- [Required work]: Check each line of the material below for the string "matplotlib", then report how many lines have it, and nothing else.

━━━━━━

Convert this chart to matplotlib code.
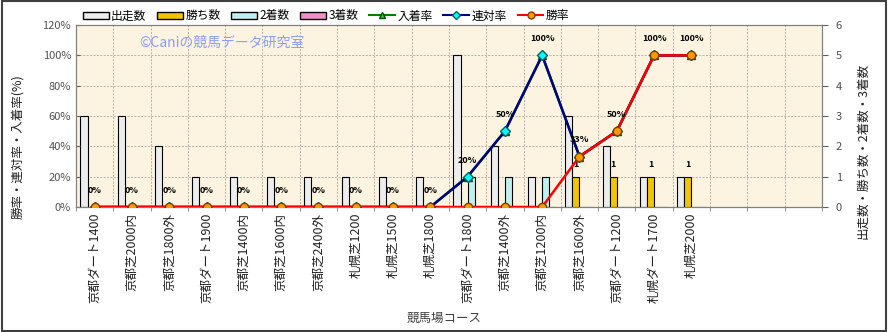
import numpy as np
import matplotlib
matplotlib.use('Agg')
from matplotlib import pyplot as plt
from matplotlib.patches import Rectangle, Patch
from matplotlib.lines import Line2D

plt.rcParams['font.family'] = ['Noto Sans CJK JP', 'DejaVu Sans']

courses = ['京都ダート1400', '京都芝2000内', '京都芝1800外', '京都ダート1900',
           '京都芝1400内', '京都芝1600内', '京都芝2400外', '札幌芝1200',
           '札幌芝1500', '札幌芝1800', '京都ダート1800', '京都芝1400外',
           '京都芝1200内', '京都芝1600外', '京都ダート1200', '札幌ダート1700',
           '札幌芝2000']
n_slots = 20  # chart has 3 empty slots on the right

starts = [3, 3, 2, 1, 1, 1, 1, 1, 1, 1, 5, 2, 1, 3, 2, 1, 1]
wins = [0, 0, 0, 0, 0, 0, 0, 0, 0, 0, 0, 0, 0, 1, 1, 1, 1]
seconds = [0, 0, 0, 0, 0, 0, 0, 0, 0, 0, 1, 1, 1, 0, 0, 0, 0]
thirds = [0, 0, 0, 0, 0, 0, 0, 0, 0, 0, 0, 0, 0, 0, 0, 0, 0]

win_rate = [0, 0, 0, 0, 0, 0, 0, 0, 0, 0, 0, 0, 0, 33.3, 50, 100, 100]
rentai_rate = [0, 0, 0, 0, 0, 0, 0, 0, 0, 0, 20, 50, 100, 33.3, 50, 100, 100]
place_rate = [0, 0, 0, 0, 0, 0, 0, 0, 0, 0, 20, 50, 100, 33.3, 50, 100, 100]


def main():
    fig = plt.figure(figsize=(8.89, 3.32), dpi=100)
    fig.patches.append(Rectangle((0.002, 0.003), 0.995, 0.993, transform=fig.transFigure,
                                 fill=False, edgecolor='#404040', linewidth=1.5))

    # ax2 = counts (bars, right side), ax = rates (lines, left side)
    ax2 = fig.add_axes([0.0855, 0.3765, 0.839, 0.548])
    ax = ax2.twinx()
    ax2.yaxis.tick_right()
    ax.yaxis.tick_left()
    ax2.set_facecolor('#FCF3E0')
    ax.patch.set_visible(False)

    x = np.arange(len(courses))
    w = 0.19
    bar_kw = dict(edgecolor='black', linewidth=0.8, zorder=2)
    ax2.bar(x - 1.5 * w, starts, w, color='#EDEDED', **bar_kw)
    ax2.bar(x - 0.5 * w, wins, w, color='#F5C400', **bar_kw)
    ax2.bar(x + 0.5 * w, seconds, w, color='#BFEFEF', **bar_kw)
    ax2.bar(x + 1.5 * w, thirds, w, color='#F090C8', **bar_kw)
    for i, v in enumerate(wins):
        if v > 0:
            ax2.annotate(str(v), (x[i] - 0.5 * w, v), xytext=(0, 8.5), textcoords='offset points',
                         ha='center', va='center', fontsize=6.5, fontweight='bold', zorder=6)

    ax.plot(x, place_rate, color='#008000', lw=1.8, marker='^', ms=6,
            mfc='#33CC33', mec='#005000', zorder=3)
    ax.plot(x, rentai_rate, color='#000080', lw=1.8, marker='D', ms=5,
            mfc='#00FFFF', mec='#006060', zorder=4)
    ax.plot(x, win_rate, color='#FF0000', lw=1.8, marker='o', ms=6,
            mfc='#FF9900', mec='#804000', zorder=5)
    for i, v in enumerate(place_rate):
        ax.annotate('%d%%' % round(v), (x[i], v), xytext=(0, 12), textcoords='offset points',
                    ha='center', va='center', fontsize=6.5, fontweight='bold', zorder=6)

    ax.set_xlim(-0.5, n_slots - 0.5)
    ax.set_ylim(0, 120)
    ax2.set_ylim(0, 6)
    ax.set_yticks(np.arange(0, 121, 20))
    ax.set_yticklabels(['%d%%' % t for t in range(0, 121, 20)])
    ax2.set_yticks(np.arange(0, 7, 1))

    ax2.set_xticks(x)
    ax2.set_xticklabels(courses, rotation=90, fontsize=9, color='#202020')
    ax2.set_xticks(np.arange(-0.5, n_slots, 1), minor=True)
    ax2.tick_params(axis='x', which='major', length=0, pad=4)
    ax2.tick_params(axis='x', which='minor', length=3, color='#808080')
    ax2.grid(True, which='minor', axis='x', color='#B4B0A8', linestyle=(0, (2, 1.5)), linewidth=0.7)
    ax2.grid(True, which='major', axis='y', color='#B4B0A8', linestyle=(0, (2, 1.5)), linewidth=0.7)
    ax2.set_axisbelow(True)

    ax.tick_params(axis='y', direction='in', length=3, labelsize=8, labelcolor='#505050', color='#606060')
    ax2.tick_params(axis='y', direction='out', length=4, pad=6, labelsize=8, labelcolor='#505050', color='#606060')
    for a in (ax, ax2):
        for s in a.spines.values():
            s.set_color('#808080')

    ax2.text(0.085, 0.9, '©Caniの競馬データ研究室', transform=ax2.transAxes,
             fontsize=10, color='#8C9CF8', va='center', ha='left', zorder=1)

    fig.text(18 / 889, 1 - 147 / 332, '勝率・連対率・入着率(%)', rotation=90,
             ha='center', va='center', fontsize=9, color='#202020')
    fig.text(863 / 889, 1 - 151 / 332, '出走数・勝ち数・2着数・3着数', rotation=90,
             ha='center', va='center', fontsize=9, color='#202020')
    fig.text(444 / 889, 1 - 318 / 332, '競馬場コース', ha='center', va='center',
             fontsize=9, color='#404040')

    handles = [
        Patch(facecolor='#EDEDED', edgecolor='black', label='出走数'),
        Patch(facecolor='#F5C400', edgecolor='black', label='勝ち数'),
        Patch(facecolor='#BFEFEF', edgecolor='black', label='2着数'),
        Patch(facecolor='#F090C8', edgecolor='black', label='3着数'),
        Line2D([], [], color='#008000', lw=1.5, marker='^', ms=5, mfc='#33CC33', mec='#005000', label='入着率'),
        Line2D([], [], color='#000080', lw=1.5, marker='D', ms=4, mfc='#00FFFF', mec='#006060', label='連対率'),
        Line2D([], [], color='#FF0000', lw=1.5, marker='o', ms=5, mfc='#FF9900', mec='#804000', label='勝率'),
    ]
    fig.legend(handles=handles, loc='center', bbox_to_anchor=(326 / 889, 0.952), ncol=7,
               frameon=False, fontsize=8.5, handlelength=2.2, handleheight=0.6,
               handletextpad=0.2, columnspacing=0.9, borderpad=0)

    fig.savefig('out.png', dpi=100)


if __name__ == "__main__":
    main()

━━━━━━

- [Solution for this task]: 6